Almost all the “no” votes – 17 of the 19 – came from Republicans, many of them close allies of former U.S. President Donald Trump, a Ukraine aid skeptic who has stressed “America First” policies as he seeks a second term in November.

Senate Republican Leader Mitch McConnell said his party has tended to be isolationist when a Democrat is in the White House, but he noted that well over half the Republican conference had voted to advance the bill.

When asked about complaints that his party’s objections meant it took six months for the aid to pass, McConnell told a news conference, “I would say better late than never.”

Some of the Ukraine money – $10 billion in economic support – comes in the form of a loan, which Trump had suggested. But the bill lets the president forgive the loan starting in 2026.


The influx of weapons should improve Kyiv’s chances of averting a major breakthrough in the east by Russian invaders, analysts said, although it would have been more helpful if the aid had come closer to when Biden requested it last year.

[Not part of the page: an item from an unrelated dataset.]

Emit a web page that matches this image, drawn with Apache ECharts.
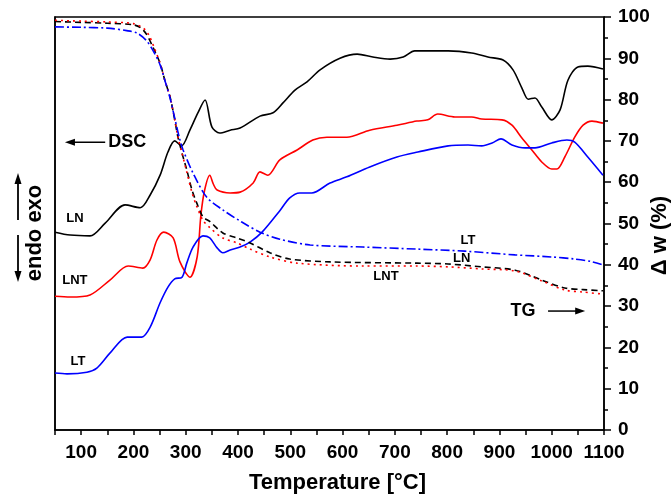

It was not immediately clear how the money for Israel would affect the conflict in Gaza. Israel already receives billions of dollars in annual U.S. security assistance.

Supporters of the new aid package hope the humanitarian assistance will help Palestinians in Gaza, which has been devastated by Israel’s campaign against Hamas to retaliate for Oct. 7 attacks that killed 1,200 people.

Gaza health authorities say the campaign has led to the deaths of more than 34,000 civilians in the Palestinian enclave.

It was the second time this year that the Senate passed security aid for Ukraine, Israel and the Indo-Pacific. The last bill, more than two months ago, garnered 70% support in the 100-member chamber from Republicans and Democrats. But the House’s Republican leaders, who are more closely aligned with Trump, would not allow a vote on the foreign aid until last week.

The legislation’s progress has been closely watched by industry, with U.S. defense firms up for major contracts to supply equipment for Ukraine and other U.S. partners.

Experts expect the supplemental spending to boost the order backlog of RTX Corp along with other major companies that receive government contracts, such as Lockheed Martin, General Dynamics and Northrop Grumman.

The House passed the Ukraine funding by 311-112, with all “no” votes coming from Republicans, many of whom were bitterly opposed to further assistance for Kyiv. Only 101 Republicans voted for it, forcing Speaker Mike Johnson to rely on Democratic support and prompting calls for his ouster as House leader.

However, the House left Washington for a week-long recess, without triggering a vote to remove Johnson.